“You should never trust this number,” said Martin Farach-Colton, a professor of computer science at Rutgers University, speaking a little more than a year ago. “People make a big deal about it, and it’s not true.”Farach-Colton was giving a public lecture about his two-year sabbatical working at Google. The number that he was disparaging was in the middle of his PowerPoint slide:
- 150 million queries/day
The next slide had a few more numbers:
- 1,000 queries/sec (peak)
- 10,000+ servers
- More than 4 tera-ops/sec at daily peak
- Index: 3 billion Web pages
- 4 billion total docs
- 4+ petabytes disk storage
A few people in the audience started to giggle: the Google figures didn’t add up.
I started running the numbers myself. Let’s see: “4 tera-ops/sec” means 4,000 billion operations per second; a top-of-the-line server can do perhaps two billion operations per second, so that translates to perhaps 2,000 servers-not 10,000. Four petabytes is 4x1015 bytes of storage; spread that over 10,000 servers and you’d have 400 gigabytes per server, which again seems wrong, since Farach-Colton had previously said that Google puts two 80-gigabyte hard drives into each server.
And then there is that issue of 150 million queries per day. If the system is handling a peak load of 1,000 queries per second, that translates to a peak rate of 86.4 million queries per day-or perhaps 40 million queries per day if you assume that the system spends only half its time at peak capacity. No matter how you crank the math, Google’s statistics are not self-consistent.
“These numbers are all crazily low,” Farach-Colton continued. “Google always reports much, much lower numbers than are true.”

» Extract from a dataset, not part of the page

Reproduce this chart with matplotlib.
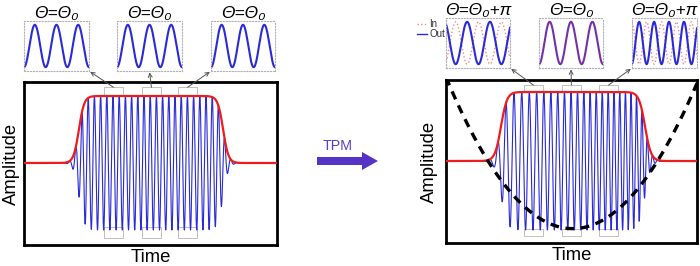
import numpy as np
import matplotlib
matplotlib.use('Agg')
import matplotlib.pyplot as plt
from matplotlib.patches import Rectangle, Polygon
from matplotlib.patches import ConnectionPatch
from matplotlib.lines import Line2D

plt.rcParams['font.family'] = ['Liberation Sans', 'DejaVu Sans']

# ---- main pulses (left: before TPM, right: after TPM) ----
pulse_rise = [0.217, 0.219]        # centre of leading edge (time, 0..1)
pulse_fall = [0.787, 0.793]        # centre of trailing edge
edge_width = [0.0105, 0.012]
carrier_freq = [40.8, 38.5]        # cycles per unit time at t = 0.5
chirp_rate = [0.0, 14.3]           # quadratic phase term (cycles)
first_trough = [0.217, 0.223]

# quadratic phase applied by the TPM (dashed curve, right panel)
tpm_centre = 0.505
tpm_min = -0.98
tpm_curv = 8.6

# zoom windows (time) shown in the insets
window_starts = [[0.316, 0.466, 0.609], [0.311, 0.462, 0.610]]
window_len = 0.075

# ---- insets ----
left_titles = ['Θ=Θ₀', 'Θ=Θ₀', 'Θ=Θ₀']
right_titles = ['Θ=Θ₀+π', 'Θ=Θ₀', 'Θ=Θ₀+π']
left_cycles = [3.0, 3.0, 3.0]
left_peak = [1 / 6, 1 / 6, 1 / 6]
right_cycles = [2.8, 3.0, 4.35]
right_peak = [0.33, 1 / 6, 0.11]
right_shift = [np.pi, 0.0, np.pi]   # phase of "In" relative to "Out"
legend_labels = ['In', 'Out']

BLUE = '#2a2ad8'
RED = '#ee1c1c'
PINK = '#f08a8a'
PURPLE = '#7430a8'

fig = plt.figure(figsize=(7, 2.66), dpi=100)


def px(x, y, w, h):
    return [x / 700, 1 - (y + h) / 266, w / 700, h / 266]


main_boxes = [px(24, 82, 253, 163), px(446, 80, 251, 163)]
ylims = [(-1.224, 1.209), (-1.188, 1.174)]
t = np.linspace(0, 1, 6000)
main_axes = []
for i in range(2):
    ax = fig.add_axes(main_boxes[i])
    env = 1 / (1 + np.exp(-(t - pulse_rise[i]) / edge_width[i])) \
        * 1 / (1 + np.exp((t - pulse_fall[i]) / edge_width[i]))
    s = t - 0.5
    s0 = first_trough[i] - 0.5
    ph = 2 * np.pi * (carrier_freq[i] * (s - s0) + chirp_rate[i] * (s**2 - s0**2)) + np.pi
    ax.plot(t, env * np.cos(ph), color=BLUE, lw=0.8, zorder=3)
    ax.plot(t, env, color=RED, lw=1.6, zorder=5)
    for x0 in window_starts[i]:
        top = (1.0, 0.13) if i == 0 else (1.0, 0.10)
        bot = (-1.12, 0.165) if i == 0 else (-1.087, 0.10)
        ax.add_patch(Rectangle((x0, top[0]), window_len, top[1], fill=False,
                               ec='#b5b5b5', lw=0.6, zorder=1))
        ax.add_patch(Rectangle((x0, bot[0]), window_len, bot[1], fill=False,
                               ec='#b5b5b5', lw=0.6, zorder=1))
    if i == 1:
        ax.plot(t, tpm_curv * (t - tpm_centre) ** 2 + tpm_min, color='black',
                lw=2.4, ls=(0, (2.6, 2.0)), zorder=6)
    ax.set_xlim(0, 1)
    ax.set_ylim(*ylims[i])
    ax.set_xticks([])
    ax.set_yticks([])
    for sp in ax.spines.values():
        sp.set_linewidth(2.0)
    ax.set_xlabel('Time', fontsize=13.3, labelpad=3)
    ax.set_ylabel('Amplitude', fontsize=13.3, labelpad=3 if i == 0 else 6)
    main_axes.append(ax)

# insets
inset_boxes = [[px(24, 21, 65, 50), px(117, 21, 65, 50), px(211, 21, 64, 50)],
               [px(446, 18, 64, 50), px(539, 18, 64, 50), px(632, 18, 65, 50)]]
ti = np.linspace(0, 1, 400)
corners = [(1, 0), (0.5, 0), (0, 0)]
for i in range(2):
    for j in range(3):
        ax = fig.add_axes(inset_boxes[i][j])
        if i == 0:
            ax.plot(ti, np.cos(2 * np.pi * left_cycles[j] * (ti - left_peak[j])),
                    color=BLUE, lw=1.5)
            ax.set_title(left_titles[j], fontsize=12.5, style='italic', pad=2)
        else:
            out = np.cos(2 * np.pi * right_cycles[j] * (ti - right_peak[j]))
            inp = np.cos(2 * np.pi * right_cycles[j] * (ti - right_peak[j]) + right_shift[j])
            if right_shift[j] == 0:
                ax.plot(ti, out, color=PURPLE, lw=1.5)
            else:
                ax.plot(ti, inp, color=PINK, lw=1.0, ls=':')
                ax.plot(ti, out, color=BLUE, lw=1.5)
            ax.set_title(right_titles[j], fontsize=12.5, style='italic', pad=1)
        ax.set_xlim(0, 1)
        ax.set_ylim(-1.18, 1.18)
        ax.set_xticks([])
        ax.set_yticks([])
        for sp in ax.spines.values():
            sp.set_color('#b0b0b8')
            sp.set_linewidth(0.8)
            sp.set_linestyle(':')
        x0 = window_starts[i][j] + window_len / 2
        ytop = 1.13 if i == 0 else 1.10
        con = ConnectionPatch(xyA=(x0, ytop), coordsA=main_axes[i].transData,
                              xyB=corners[j], coordsB=ax.transAxes,
                              arrowstyle='->', color='#555555', lw=0.7,
                              shrinkA=0, shrinkB=1, mutation_scale=7)
        fig.add_artist(con)

# In / Out legend
for k, lab in enumerate(legend_labels):
    yy = 1 - (24 + 10 * k) / 266
    style = dict(color=PINK, lw=1.0, ls=':') if lab == 'In' else dict(color=BLUE, lw=1.0)
    fig.add_artist(Line2D([417 / 700, 427 / 700], [yy, yy], transform=fig.transFigure, **style))
    fig.text(429 / 700, yy, lab, fontsize=7, color='#333333', va='center', ha='left')

# TPM arrow
arrow_px = [(317, 157), (362, 157), (362, 152), (378, 161), (362, 170), (362, 165), (317, 165)]
fig.add_artist(Polygon([(x / 700, 1 - y / 266) for x, y in arrow_px], closed=True,
                       transform=fig.transFigure, fc='#5533c4', ec='none'))
fig.text(338 / 700, 1 - 146 / 266, 'TPM', fontsize=10.3, color='#5a3fc0',
         ha='center', va='center')

fig.savefig('out.png', dpi=100)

Whenever somebody from Google puts together a new presentation, he explained, the PR department vets the talk and hacks down the numbers. Originally, he said, the slide with the numbers said that 1,000 queries/sec was the “minimum” rate, not the peak. “We have 10,000-plus servers. That’s plus a lot.”
Just as Google’s search engine comes back instantly and seemingly effortlessly with a response to any query that you throw it, hiding the true difficulty of the task from users, the company also wants its competitors kept in the dark about the difficulty of the problem. After all, if Google publicized how many pages it has indexed and how many computers it has in its data centers around the world, search competitors like Yahoo!, Teoma, and Mooter would know how much capital they had to raise in order to have a hope of displacing the king at the top of the hill.
Google has at times had a hard time keeping its story straight. When vice president of engineering Urs Hoelzle gave a talk about Google’s Linux clusters at the University of Washington in November of 2002, he repeated that figure of 1,000 queries per second-but he said that the measure was made at 2:00 a.m. on December 25, 2001. His point, obvious to everybody in the room, is that even by November 2002, Google was doing a lot more than 1,000 queries per second-just how many more, though, was anybody’s guess.
The facts may be seeping out. Last Thanksgiving, the New York Times reported that Google had crossed the 100,000-server mark. If true, that means Google is operating perhaps the largest grid of computers on the planet. “The simple fact that they can build and operate data centers of that size is astounding,” says Peter Christy, co-founder of the NetsEdge Research Group, a market research and strategy firm in Silicon Valley. Christy, who has worked in the industry for more than 30 years, is astounded by the scale of Google’s systems and the company’s competence in operating them. “I don’t think that there is anyone close.”
It’s this ability to build and operate incredibly dense clusters that is as much as anything else the secret of Google’s success. And the reason, explains Marissa Mayer, the company’s director of consumer Web products, has to do with the way that Google started at Stanford.
Instead of getting a few fast computers and running them to the max, Mayer explained at a recruiting event at MIT, founders Sergey Brin and Larry Page had to make do with hand-me-downs from Stanford’s computer science department. They would go to the loading dock to see who was getting new computers, then ask if they could have the old, obsolete machines that the new ones were replacing. Thus, from the very beginning, Brin and Page were forced to develop distributed algorithms that ran on a network of not-very-reliable machines.
Today this philosophy is built into the company’s DNA. Google buys the cheapest computers that it can find and crams them in racks and racks in its six (or more) data centers. “PCs are reasonably reliable, but if you have a thousand of them, one is going to fail every day,” said Hoelzle. “So if you can just buy 10 percent extra, it’s still cheaper than buying a more reliable machine.”
Working at Google, an engineer told me recently, is the nearest you can get to having an unlimited amount of computing power at your disposal.